Dunbar was born in 1944 in Scunthorpe, England and is one of four children. Her father was a steel-worker and her mother was a fishing net maker. Dunbar grew up in Lincolnshire.
Dunbar attended Goldsmiths College in London, where she received a Bachelor of Arts in English. After that, she did several jobs, working as a nanny, a waitress, a barmaid, and a salesperson. In 1968, she started working as a teacher in a college drama department of Stratford-on-Avon, England. However, due to her gradual loss of hearing, Dunbar had to stop her teaching career and in 1989, she became a full time writer.
Dunbar has two grown up children: Ben, a fashion photographer and Polly, an author illustrator. Dunbar currently lives in Norwich.

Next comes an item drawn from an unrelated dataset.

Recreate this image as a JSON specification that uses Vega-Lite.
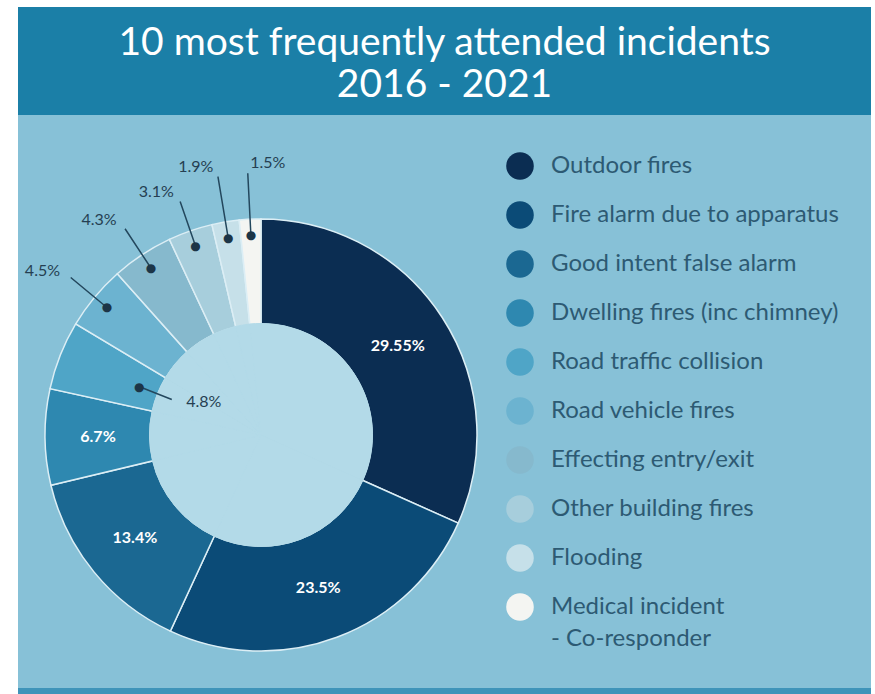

Dunbar published her first children’s book at age 35.In 1985, Dunbar published Mundo And The Weather-Child - a novel about the imaginary friend of a deaf child, which helped her become a runner up for the Guardian Fiction Award. In 1990, her book A Bun for Barney was made into an interactive video game by BBC Multimedia Corporation.
In 1998, she wrote Tell Me Something Happy Before I Go To Sleep, which is recommended as a book to help children feel secure. In 2002 Dunbar did a book tour in the United States to promote this book. Her 2005 picture book Shoe Baby, illustrated by her daughter Polly, was made into a puppet show and is part of the 2006 Brighton Festival.
Dunbar most well-known series, Mouse and Mole, has been adapted into a twenty-six part television animation series by Grasshopper Productions, with voices lent by Alan Bennett and Richard Briers.
Being a person with a hearing impairment, Dunbar has participated in a number of campaigns on behalf of deaf people. In 1998, Dunbar cycled across Cuba in order to raise funds for the National Deaf Children's Society. Her journal Cycle Cuba, a record of this event, was published in 1999. That same year, she had a trip to the Himalayas in support of the founding of a new ashram. Dunbar has also taught English writing for children from Greek island Skyros.
Dunbar is on the steering group for the In The Picture project run by SCOPE, which is about the representation of children with disability in picture books.